É verdade? Toda primavera chega ao fim ? Não. Se no mundo natural há de ser sempre assim, a gente tem que lembrar : a Primavera Carioca veio justamente nos mostrar que no mundo da política nada é natural. Tudo é construído, logo , tudo é passível de mudança. Ciclos, repetições e caminhos comuns estão aí para serem subvertidos. Se a primavera que começou no último dia 22 de setembro, nos deixará lá por meados de dezembro, há uma outra Primavera que tem que permanecer : a Primavera Carioca. 
Esse movimento político que veio à tona junto com a campanha de Marcelo Freixo pela prefeitura do Rio de Janeiro está apenas começando. E o que vem florescendo é flor perene : é sonho, fé, perseverança. 
Ontem, Marcelo Freixo perdeu as eleições para prefeito da cidade. Mas muito enganado está quem pensa que esse é o fim da Primavera Carioca e que a seguir transbordará Um Rio que carrega em suas águas uma coligação gigantesca de partidos e que corre sempre na direção do mesmo mar de corrupção, ilegalidade, descompromisso, desmobilização e descrença na política. Nada disso. 

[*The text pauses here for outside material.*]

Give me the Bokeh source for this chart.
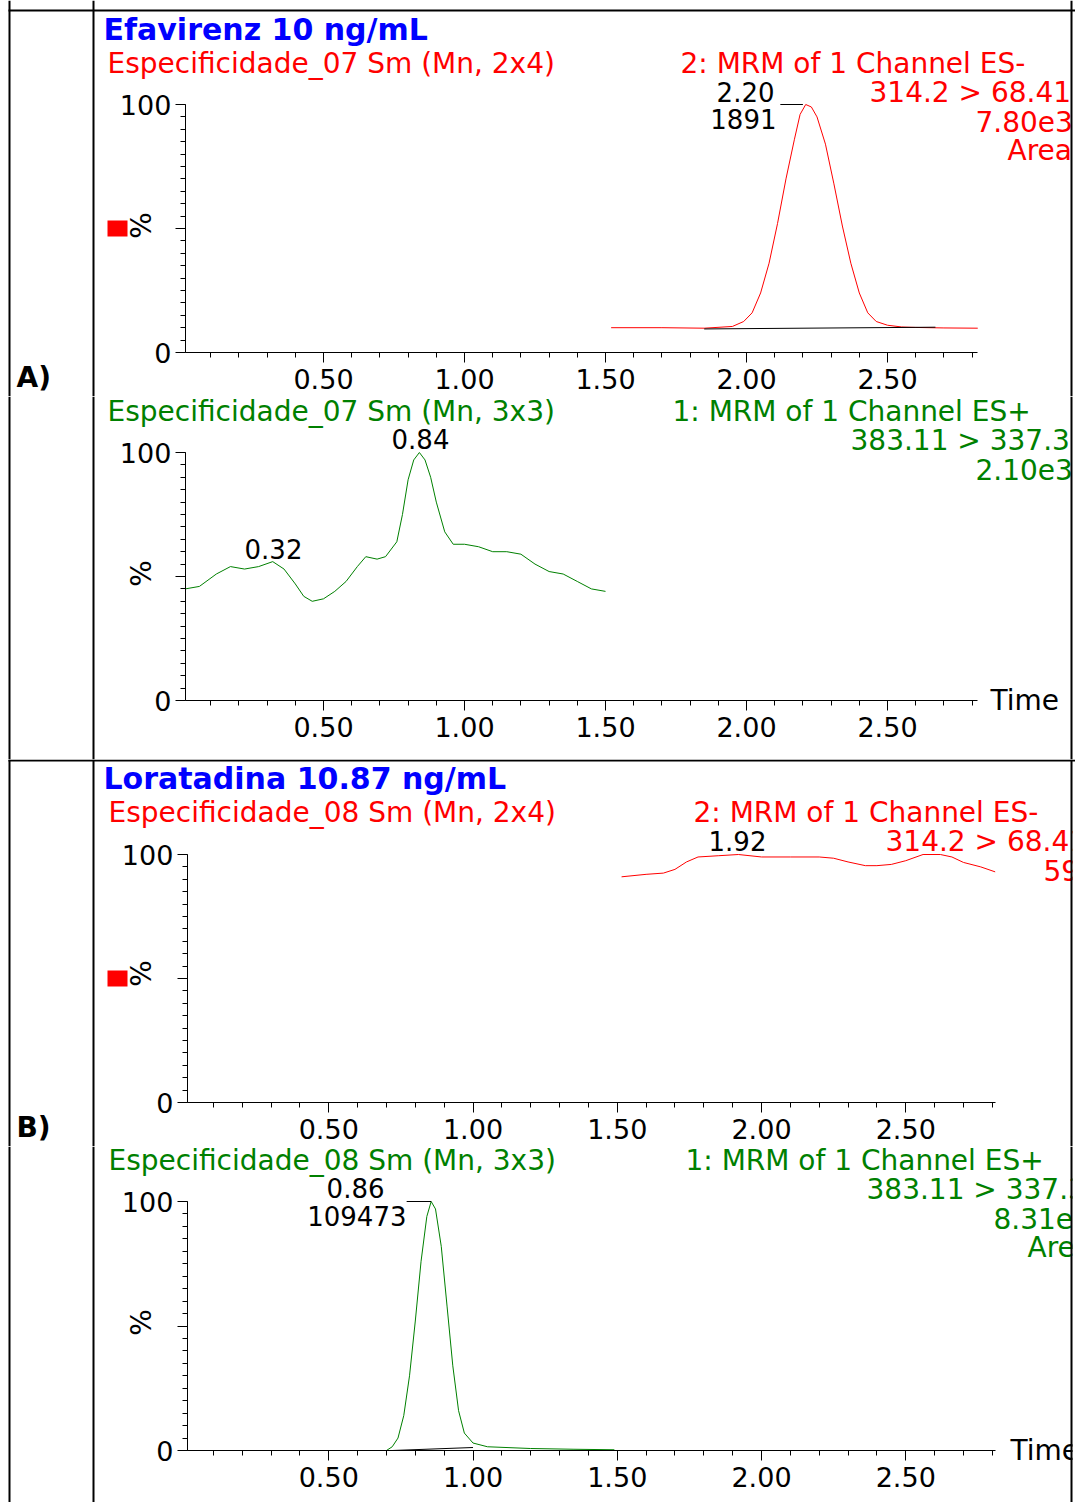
from bokeh.plotting import figure
from bokeh.layouts import column
from bokeh.models import Range1d, FixedTicker, Label, BoxAnnotation, LinearAxis
from bokeh.embed import file_html
from bokeh.resources import INLINE

# ---------------- data ----------------
a1_x = [1.52, 1.70, 1.85, 1.95, 1.99, 2.02, 2.05, 2.08, 2.11, 2.14, 2.17, 2.19, 2.21, 2.23, 2.25, 2.28, 2.31, 2.34, 2.37, 2.40, 2.43, 2.46, 2.50, 2.55, 2.60, 2.70, 2.82]
a1_y = [10, 10, 9.8, 10.5, 12.5, 16, 24, 36, 52, 70, 86, 96, 100, 99, 95, 84, 68, 51, 36, 24, 16, 12.5, 11, 10.3, 10.1, 9.9, 9.8]
a1_base_x = [1.85, 2.67]
a1_base_y = [9.5, 10.2]

a2_x = [0.01, 0.06, 0.12, 0.17, 0.22, 0.27, 0.32, 0.36, 0.40, 0.43, 0.46, 0.50, 0.54, 0.58, 0.62, 0.65, 0.69, 0.72, 0.76, 0.78, 0.80, 0.82, 0.84, 0.86, 0.88, 0.90, 0.93, 0.96, 1.00, 1.05, 1.10, 1.15, 1.20, 1.25, 1.30, 1.35, 1.40, 1.45, 1.50]
a2_y = [45, 46, 51, 54, 53, 54, 56, 53, 47, 42, 40, 41, 44, 48, 54, 58, 57, 58, 64, 75, 89, 97, 100, 97, 90, 80, 68, 63, 63, 62, 60, 60, 59, 55, 52, 51, 48, 45, 44]

b1_x = [1.515, 1.60, 1.66, 1.70, 1.74, 1.78, 1.85, 1.92, 2.00, 2.10, 2.20, 2.25, 2.30, 2.36, 2.40, 2.45, 2.50, 2.56, 2.62, 2.66, 2.70, 2.76, 2.81]
b1_y = [91, 92, 92.5, 94, 97, 99, 99.5, 100, 99, 99, 99, 98.5, 97, 95.5, 95.5, 96, 97.5, 100, 100, 99, 96.8, 95, 93]

b2_x = [0.01, 0.40, 0.70, 0.72, 0.74, 0.76, 0.78, 0.80, 0.82, 0.84, 0.855, 0.87, 0.89, 0.91, 0.93, 0.95, 0.97, 1.00, 1.05, 1.20, 1.35, 1.49]
b2_y = [0, 0, 0, 1.5, 5, 14, 30, 52, 76, 94, 100, 97, 82, 58, 34, 16, 7, 3, 1.5, 0.8, 0.5, 0.3]
b2_base_x = [0.72, 1.00]
b2_base_y = [0, 1.2]

x_ticks = [0.5, 1.0, 1.5, 2.0, 2.5]
FONT = "DejaVu Sans"
RED = "#ff0000"
GREEN = "#008000"
BLUE = "#0000ff"
W = 1075
HS = 28   # header text size
TS = 30   # title size
NS = 26   # peak annotation size


def make_fig(h, y100, y0px, x0px, pxu, xend):
    ppu = (y0px - y100) / 100.0
    p = figure(width=W, height=h, output_backend="svg", toolbar_location=None,
               x_axis_type=None, y_axis_type=None, min_border=0,
               x_range=Range1d(-x0px / pxu, (W - x0px) / pxu),
               y_range=Range1d(-(h - y0px) / ppu, 100 + y100 / ppu))
    p.outline_line_color = None
    p.grid.visible = False
    xa = LinearAxis(fixed_location=0, bounds=(0.01, xend),
                    ticker=FixedTicker(ticks=x_ticks, minor_ticks=[i / 10 for i in range(1, 29)]),
                    major_label_overrides={t: f"{t:.2f}" for t in x_ticks})
    ya = LinearAxis(fixed_location=0.01, bounds=(0, 100),
                    ticker=FixedTicker(ticks=[0, 50, 100], minor_ticks=list(range(0, 101, 5))),
                    major_label_overrides={50: ""})
    p.add_layout(xa, "below")
    p.add_layout(ya, "left")
    for ax in (xa, ya):
        ax.major_label_text_font = FONT
        ax.major_label_text_font_size = "27px"
        ax.major_label_text_color = "black"
        ax.axis_line_color = "black"
        ax.major_tick_line_color = "black"
        ax.minor_tick_line_color = "black"
        ax.major_tick_out = 10
        ax.minor_tick_out = 5
        ax.major_tick_in = 0
        ax.minor_tick_in = 0
    xa.major_label_standoff = 6
    ya.major_label_standoff = 4
    return p


def lab(p, top, x, y, text, color="black", size=HS, align="left", bold=False, angle=0):
    p.add_layout(Label(x=x, y=y - top, x_units="canvas", y_units="canvas", text=text,
                       text_color=color, text_font=FONT, text_font_size=f"{size}px",
                       text_align=align, text_baseline="middle", angle=angle,
                       text_font_style="bold" if bold else "normal"))


def box(p, l, r, t, b, color="black"):
    p.add_layout(BoxAnnotation(left=l, right=r, top=t, bottom=b,
                               left_units="canvas", right_units="canvas",
                               top_units="canvas", bottom_units="canvas",
                               fill_color=color, fill_alpha=1, line_color=None))


def borders(p, h):
    box(p, 1072, W, 0, h, "white")
    for x in (8, 92, 1070):
        box(p, x, x + 2, 0, h)

# ---------- A1 ----------
T = 0
H1 = 396
p1 = make_fig(H1, 104, 352, 182, 282, 2.82)
p1.line(a1_x, a1_y, color=RED, line_width=1)
p1.line(a1_base_x, a1_base_y, color="black", line_width=1)
p1.line([2.12, 2.20], [100, 100], color="black", line_width=1)
lab(p1, T, 103, 29, "Efavirenz 10 ng/mL", BLUE, TS, bold=True)
lab(p1, T, 107, 63, "Especificidade_07 Sm (Mn, 2x4)", RED)
lab(p1, T, 680, 63, "2: MRM of 1 Channel ES-", RED)
lab(p1, T, 869, 92, "314.2 > 68.41", RED)
lab(p1, T, 975, 121, "7.80e3", RED)
lab(p1, T, 1007, 150, "Area", RED)
lab(p1, T, 774, 91, "2.20", "black", NS, align="right")
lab(p1, T, 776, 118, "1891", "black", NS, align="right")
box(p1, 107, 127, 220, 236, RED)
lab(p1, T, 141, 225, "%", "black", HS, align="center", angle=1.5708)
lab(p1, T, 16, 377, "A)", "black", HS, bold=True)
borders(p1, H1)
box(p1, 8, W, 9, 11)

# ---------- A2 ----------
T = H1
H2 = 759 - H1
p2 = make_fig(H2, 452 - T, 700 - T, 182, 282, 2.82)
p2.line(a2_x, a2_y, color=GREEN, line_width=1)
lab(p2, T, 107, 411, "Especificidade_07 Sm (Mn, 3x3)", GREEN)
lab(p2, T, 672, 411, "1: MRM of 1 Channel ES+", GREEN)
lab(p2, T, 850, 440, "383.11 > 337.3", GREEN)
lab(p2, T, 975, 469, "2.10e3", GREEN)
lab(p2, T, 420, 438, "0.84", "black", NS, align="center")
lab(p2, T, 273, 548, "0.32", "black", NS, align="center")
lab(p2, T, 141, 573, "%", "black", HS, align="center", angle=1.5708)
lab(p2, T, 990, 700, "Time", "black", HS)
borders(p2, H2)

# ---------- B1 ----------
T = 759
H3 = 387
p3 = make_fig(H3, 854 - T, 1102 - T, 184, 288.5, 2.81)
p3.line(b1_x, b1_y, color=RED, line_width=1)
lab(p3, T, 103, 778, "Loratadina 10.87 ng/mL", BLUE, TS, bold=True)
lab(p3, T, 108, 812, "Especificidade_08 Sm (Mn, 2x4)", RED)
lab(p3, T, 693, 812, "2: MRM of 1 Channel ES-", RED)
lab(p3, T, 885, 841, "314.2 > 68.41", RED)
lab(p3, T, 1043, 870, "59.6", RED)
lab(p3, T, 737, 840, "1.92", "black", NS, align="center")
box(p3, 107, 127, 970 - T, 986 - T, RED)
lab(p3, T, 141, 973, "%", "black", HS, align="center", angle=1.5708)
lab(p3, T, 16, 1127, "B)", "black", HS, bold=True)
borders(p3, H3)
box(p3, 8, W, 0, 2)

# ---------- B2 ----------
T = 759 + H3
H4 = 1502 - T
p4 = make_fig(H4, 1201 - T, 1450 - T, 184, 288.5, 2.81)
p4.line(b2_x, b2_y, color=GREEN, line_width=1)
p4.line(b2_base_x, b2_base_y, color="black", line_width=1)
p4.line([0.77, 0.855], [100, 100], color="black", line_width=1)
lab(p4, T, 108, 1160, "Especificidade_08 Sm (Mn, 3x3)", GREEN)
lab(p4, T, 685, 1160, "1: MRM of 1 Channel ES+", GREEN)
lab(p4, T, 866, 1189, "383.11 > 337.3", GREEN)
lab(p4, T, 993, 1218, "8.31e4", GREEN)
lab(p4, T, 1027, 1247, "Area", GREEN)
lab(p4, T, 384, 1187, "0.86", "black", NS, align="right")
lab(p4, T, 406, 1215, "109473", "black", NS, align="right")
lab(p4, T, 141, 1322, "%", "black", HS, align="center", angle=1.5708)
lab(p4, T, 1010, 1450, "Time", "black", HS)
borders(p4, H4)

lay = column(p1, p2, p3, p4, spacing=0)
open("out.html", "w").write(file_html(lay, INLINE))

Essa Primavera Carioca, ela não tem fim. E mais importante, ela não é fim : não é fim do ideal, do sonho, nem do debate. Muito pelo contrário, ela é início ! Iniciou-se, como não se via em muito tempo, uma campanha alternativa a tudo que se via na cidade em termos políticos- tão bonita como não eu via há muito tempo. Campanha correta, honesta, guiada por princípios e não por dinheiro. Nasceu ( e renasceu ) em muitos o interesse pela política, a esperança de que mudanças reais e concretas são possíveis. Mudanças que escapam aos velhos paradigmas políticos do Rio. Iniciou-se um debate que foi além : não se deteve em propostas imediatas para solucionar os problemas, questionou os princípios que norteiam essas propostas e sua colocação em prática. Debates sobre o que realmente é democrático. Debates que são capazes de fazer as flores dessa primavera criarem raízes fortes e profundas, para que resistam ao tempo e às chagas. 
Não há homem mais indicado do que Marcelo Freixo, por sua trajetória política exemplar, para iniciar a Primavera Carioca. Sua campanha, com a perda de ontem, ainda foi de vitórias. Vitórias mais importantes que uma eleição.(E para falar a verdade,eu não tinha esperanças que o Marcelo ganhasse e tinha muito poucas no segundo turno ). Vitórias que foram o semear, o despertar de mobilização e debate para cidadãos desacreditados do mundo da política.
Mas não deixemos essas vitórias morrerem, vamos cultivar as flores amarelas de alegria renovada em ser cidadão, que a campanha de Marcelo nos legou. E de nada adianta para esse cultivo,  ficar furioso com o resultado das urnas, indignando-se com a maioria. Romper com a maioria jamais nos ajudará a criar um governo de todos para todos. Temos que aceitá-la, como democratas que somos. Se a maioria não votou pelos florais dessa Primavera, é sinal de que muita coisa ainda temos que fazer. Porque se acreditamos mesmo num sonho de uma cidade mais justa, cremos que ele é razoável e crível para todos. E de todos temos que nos aproximar para ver a Primavera Carioca florescer em todos os cantos da cidade.  Também de nada adianta vestir a velha (e confortável, vale a pena dizer ) camisa do conformismo e se desiludir. Só se desilude quem quer limitar muito o alcance dessa primavera. Temos que lembrar : política não se faz só em ano de eleição. Seguir agindo como se assim fosse é agir em equivalência com aqueles políticos que criticamos por só aparecerem e trabalharem em anos em que precisam da manutenção do seu poder. Nossa luta não se limita a eleger, temos que fiscalizar, acompanhar de perto aqueles que foram eleitos, suas políticas públicas, sua conduta ética. Temos que garantir que seus postos de representantes siga à risca a nomenclatura e nos represente de alguma forma. E temos é claro, que demandar, criticar, dialogar, denunciar, enfim, participar. 
Dizem que a primavera é a estação mais bonita do ano, porque é a morte vencendo a vida. Depois da secura e frieza do inverno, vem a vida, as flores, as árvores orgulhosas de tão cheias de folhas, o calor , o sol, muitas cores e muitos cheiros. Não é muito diferente a nossa Primavera Carioca. Diante da frieza e inércia da minha geração desesperançosa na política, sempre apegada ao " nada adianta tentar, porque nunca nada muda", vem alguém anunciar que NADA deve parecer impossível de mudar. E de repente, surge vida na política. Surge debate, diálogo, participação, esperança e a certeza, inspirada mesmo pelo exemplo de políticos como Marcelo Freixo, de que é possível fazer diferente e fazer dar certo.